At a normal port, a car manufacturer – as a simple example – would import headlights, build them into a car and then export the finished vehicle. The manufacturer would pay import duties on the headlights and then export duties on the vehicle. At a “free port”, though, the manufacturer would be charged reduced duties – or none at all – and may be offered other incentives, such as low corporation tax or grants for research and development. This would, in Mr Houchen's words, create an "international magnet", drawing in manufacturers from the world over to base themselves in such a haven.

The British Treasury would take a hit by missing out on the duties, and would be worried that other ports, like Tyneside or Merseyside, would also want the advantages.

But the local economy could get a boost with potentially thousands of manufacturing jobs being created by the incoming businesses.

“I never want people to avoid paying taxes, but we need to convince the Treasury that it will generate more revenue and that it will rebalance the economy,” said Ms Turley.

Free ports are not a new idea. The ancient Greeks knew about them, and there are about 3,500 “free zones” across the world. Indeed, there are 85 already within the EU – for example, Katowice in Poland, Madeira in Portugal, Bremerhaven in Germany, Le Verdon in France, Findel airport in Luxembourg, and, most famously, Shannon airport in Ireland where Europe’s first free zone was created in 1959 to successfully revive an ailing airport.

So, as Ms Turley said in the House of Commons last week, it is wrong to make this a Brexit issue, although it is also true that the EU doesn’t really embrace free ports because they “distort competition” – they attract companies because they undercut other locations.

But Ms Turley argues that turning Teesport into a free port would enable it to compete “on a level playing field” with all those places which already enjoy these advantages.

But do free ports really create loads of jobs? Richmond Conservative MP Rishi Sunak was one of the first to highlight their potential and in his 2016 paper for the Centre for Policy Studies, he cited the success of Nissan’s plant in Tennessee. It imports and exports through the free ports of Boston and Seattle and has kept jobs in America which would have disappeared had Nissan relocated to somewhere with lower wages, like South America. Mr Sunak's paper suggested that should the UK replicate the success of US free ports, it would create 86,000 jobs.
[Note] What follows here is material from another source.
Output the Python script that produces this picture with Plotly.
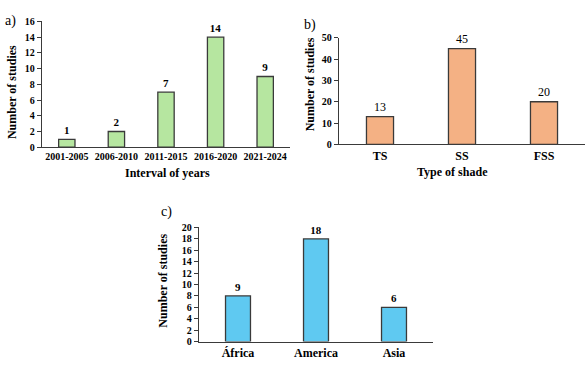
import plotly.graph_objects as go

W, H = 587, 365

years = ["2001-2005", "2006-2010", "2011-2015", "2016-2020", "2021-2024"]
years_counts = [1, 2, 7, 14, 9]

shades = ["TS", "SS", "FSS"]
shade_counts = [13, 45, 20]

regions = ["África", "America", "Asia"]
region_bar_heights = [8, 18, 6]
region_labels = ["9", "18", "6"]

FONT = "Liberation Serif, Times New Roman, serif"
LINE = "#3a3a3a"

def clamp(v):
    return max(0.0, min(1.0, v))

def px_x(x):
    return clamp(x / W)

def px_y(y):
    return clamp(1 - y / H)

fig = go.Figure()

fig.add_trace(go.Bar(x=years, y=years_counts, text=[str(v) for v in years_counts],
                     textposition="outside", cliponaxis=False,
                     textfont=dict(family=FONT, size=11, color="black", weight="bold"),
                     marker=dict(color="#b6e6a0", line=dict(color=LINE, width=1.3)),
                     width=0.33, xaxis="x", yaxis="y"))
fig.add_trace(go.Bar(x=shades, y=shade_counts, text=[str(v) for v in shade_counts],
                     textposition="outside", cliponaxis=False,
                     textfont=dict(family=FONT, size=12, color="black", weight="normal"),
                     marker=dict(color="#f4b184", line=dict(color=LINE, width=1.3)),
                     width=0.33, xaxis="x2", yaxis="y2"))
fig.add_trace(go.Bar(x=regions, y=region_bar_heights, text=region_labels,
                     textposition="outside", cliponaxis=False,
                     textfont=dict(family=FONT, size=11, color="black", weight="bold"),
                     marker=dict(color="#5fc9f1", line=dict(color=LINE, width=1.3)),
                     width=0.32, xaxis="x3", yaxis="y3"))

fig.update_traces(showlegend=False)

def xax(domain, anchor, size=10):
    return dict(domain=domain, anchor=anchor, showline=True, linecolor=LINE, linewidth=1.3,
                ticks="", showgrid=False, zeroline=False,
                tickfont=dict(family=FONT, size=size, color="black", weight="bold"))

def yax(domain, anchor, rng, dtick):
    return dict(domain=domain, anchor=anchor, range=rng, dtick=dtick, showline=True,
                linecolor=LINE, linewidth=1.3, ticks="outside", ticklen=4, tickcolor=LINE,
                showgrid=False, zeroline=False,
                tickfont=dict(family=FONT, size=10, color="black", weight="bold"))

fig.update_layout(
    width=W, height=H, margin=dict(l=0, r=0, t=0, b=0),
    paper_bgcolor="white", plot_bgcolor="white",
    xaxis=xax([px_x(42), px_x(290)], "y"),
    yaxis=yax([px_y(146), px_y(16)], "x", [0, 16], 2),
    xaxis2=xax([px_x(339), px_x(585)], "y2", 12),
    yaxis2=yax([px_y(143), px_y(33)], "x2", [0, 50], 10),
    xaxis3=xax([px_x(199), px_x(433)], "y3", 12),
    yaxis3=yax([px_y(347), px_y(229)], "x3", [0, 20], 2),
)

def ann(text, x, y, size, angle=0, bold=True):
    fig.add_annotation(text=text, x=px_x(x), y=px_y(y), xref="paper", yref="paper",
                       xanchor="center", yanchor="middle",
                       showarrow=False, textangle=angle,
                       font=dict(family=FONT, size=size, color="black",
                                 weight="bold" if bold else "normal"))

ann("Interval of years", 167, 173, 12)
ann("Number of studies", 12, 89, 12, -90)
ann("Type of shade", 452, 172, 12)
ann("Number of studies", 310, 81, 12, -90)
ann("Number of studies", 163, 284, 12, -90)

ann("a)", 10, 16, 14, bold=False)
ann("b)", 310, 20, 14, bold=False)
ann("c)", 166, 213, 14, bold=False)

fig.write_html("out.html",
               config={"displayModeBar": False},
               post_script="document.body.style.margin='0';document.body.style.overflow='hidden';")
But Professor John Tomaney of University College London, who specialises in regional economic development and takes a keen interest in his home region of the North-East, is not so sure.

“Overall, studies do not provide any evidence for the principle that free ports boost economic growth,” he says. “Results are mixed at best. They seem to work best in attracting low-end manufacturing.

“Studies by the World Bank suggest that low labour costs, trade preferences, and fiscal incentives provided by such zones are almost never sustainable. Indeed, they create pressure for further distortions and ‘race to the bottom’ policies, including extending and increasing incentives, granting exemptions on minimum wage and labour rights and reducing environmental protections.

“At the same time, governments forgo revenue that is needed for investment in services and infrastructure.”

The hope, then, is that Teesside can provide a new model for free ports.

“Neither workers’ rights nor environmental rights are negotiable,” says Ms Turley emphatically. “It’s about customs duties – and that’s the attraction. Companies are always looking for ways to reduce their costs.”

With lower customs duties, she hopes that companies will look again at the advantages of Teesport and its adjacent available land – “geographically, it’s the perfect place”, she says, with the chemical industry an obvious earlier benefactor.

In pushing for this status, the Tees Valley is blazing a trail. Will that trail lead to it becoming a manufacturing haven, creating thousands of jobs for the land left derelict by the collapse of steel-making, or will it lead to it becoming something akin to a fiscal hell, desperately undercutting other ports in a bid to keep global business content?